So in recent months we have experienced a lot of interaction with Mo’s vet regarding her slight lameness in both forelegs. She only needs to wear shoes on her front feet (plus it is much cheaper than having all four.) Autumn of last year I had started to notice she was striding out fractionally less than usual in her natural over-track. Of course for any competitive discipline, the horse and rider need to feel on good form if they want any chance of getting in the ribbons! I like to address all aspect of weakness in our training in both myself and Mo, so was eager to find out what, if anything, was going on that may have caused this change.
We initially contacted her vets suspecting soft tissue in her front hooves (as she was throwing her shoes like slippers!) after advice from her farrier. She was assessed at the stables and showed to be 2/10 lame, and we were recommended admittance to the equine hospital for further analysis of her hooves. Although there were no imminent concerns, my vet is fantastically pro-active so we were quick to follow his advice.
She went over to Pool House Equine Vets on the evening of the 9th October 2016 to receive her examinations the following day. She underwent X-rays that confirmed our farrier’s suspicions of the soft tissue, as well as highlighting the presence of a slight downward rotation of the pedal bone (especially in the right fore.) This was very subtle and it was therefore difficult to make an accurate prognosis from this alone. Thus further, more in-depth analysis was required.
These X-rays also insured the absence of metal within the hoof walls after the front shoes were removed prior to her MRI scan (as iron is strongly magnetic and causes massive disruption to the MRI image.) It was also necessary for Mo to be completely under sedation for this procedure, as she had to remain still throughout to ensure that it was conducted as safely and precisely as possible.
The report post-MRI was extensively detailed and I found it particularly fascinating to try and follow the analysis of the images by the specialists. A lot of this technical sciency analytical stuff is from Gil (Owner of the Pool House/ Senior Vet) and the MRI technicians, skills such as which I would love to mirror one day.
Prior to the scan the vets had administered a palmar digital nerve blocking agent in both of Mo’s forelegs. This agent desensitizes the medial and lateral palmar nerves found at the back of the pastern, and took effect on the areas that were being assessed; areas such as the distal region of the deep digital flexor tendon (DDFT), the distal sesamoidean impar ligament (DSIL), the navicular apparatus, proximal and distal interphalangeal joints (PIP/DIP) and palmar aspects of the distal phalanx (as well as other anatomical features within the distal pastern region.)
Below I have listed a few findings from the report
- The mild capsular rotation of the distal phalanx and mild modelling of the distal tip of the distal phalanx are suggestive of mild chronic laminitis, however there is no evidence that laminitis is active in either foot and this is an unlikely cause of her lameness.
- Swelling and loss of definition of the DSIL in both feet would indicate desmitis, the changes of which are likely to be caused by wear and tear from her previous career, and were unlikely to have any clinical significance to her lameness.
- Remodelling of the navicular bone and mild distension of the navicular bursa (with fluid and soft tissue) would suggest mild navicular burstitis in both feet.

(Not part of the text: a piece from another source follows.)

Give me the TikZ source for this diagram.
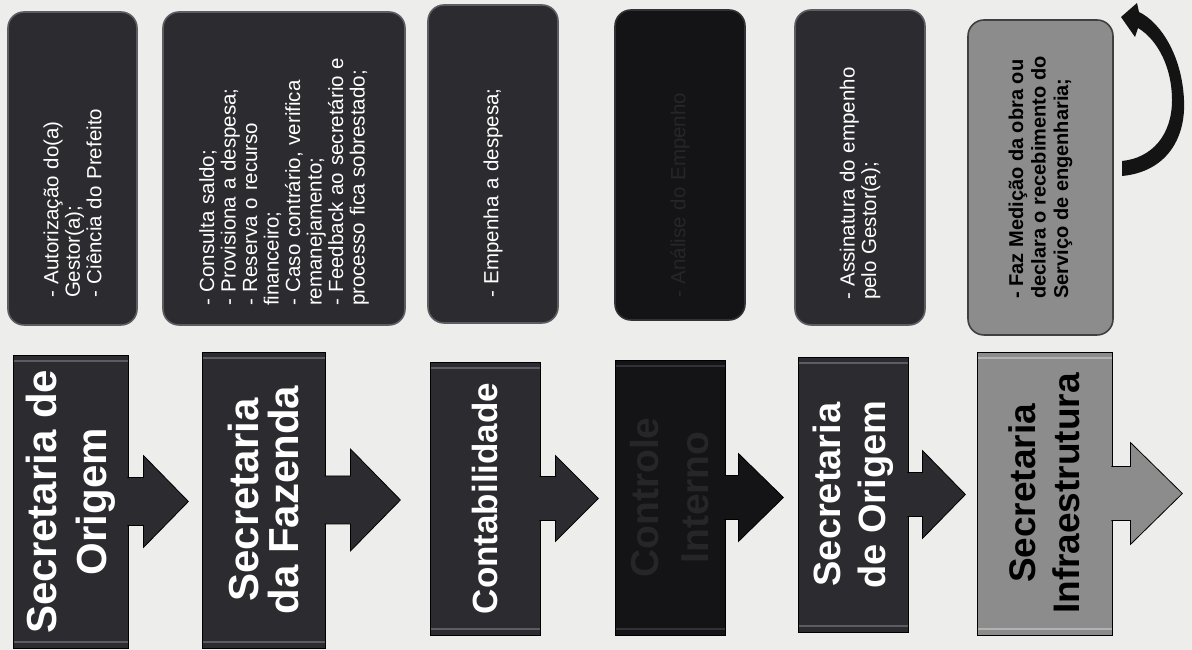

Although present in both feet it showed to be seemingly more advanced in her left fore due to thickened synovial plicae of the bursal wall. However these changes are consistent with osseous/bone modelling as a result of bone stress or wear and tear (Inflammation of the coffin bone and navicular bursa)
- (And the best part) The changes affecting the navicular bone are consistent with osseous modelling as a result of wear and tear. The absence of an STIR signal intensity in the spongiosa in either foot suggest that there is no active degenerative disease at this time, thus other changes are likely to be clinically insignificant.
Overall I found the experience immensely enlightening, although I am thankful that no drastic correctional measures had to take place With age such conditions can commonly be seen in horses. Thus I will be instilling preventative measures, such as upkeep of remedial shoeing, in the hope that these conditions do not exacerbate into active forms in the future.
UPDATE: Mo is now moving more freely than ever thanks to the incredible farriery she has received. She seems to be enjoying flaunting her designer shoes much more than my bank balance does! Saying this, I really am overjoyed with the improvement and although unfortunately her current insurance plan does not cover remedial farriery, I won’t hesitate to fund this seeing how beneficial the treatment has been.
It looks like this might be our year after all!!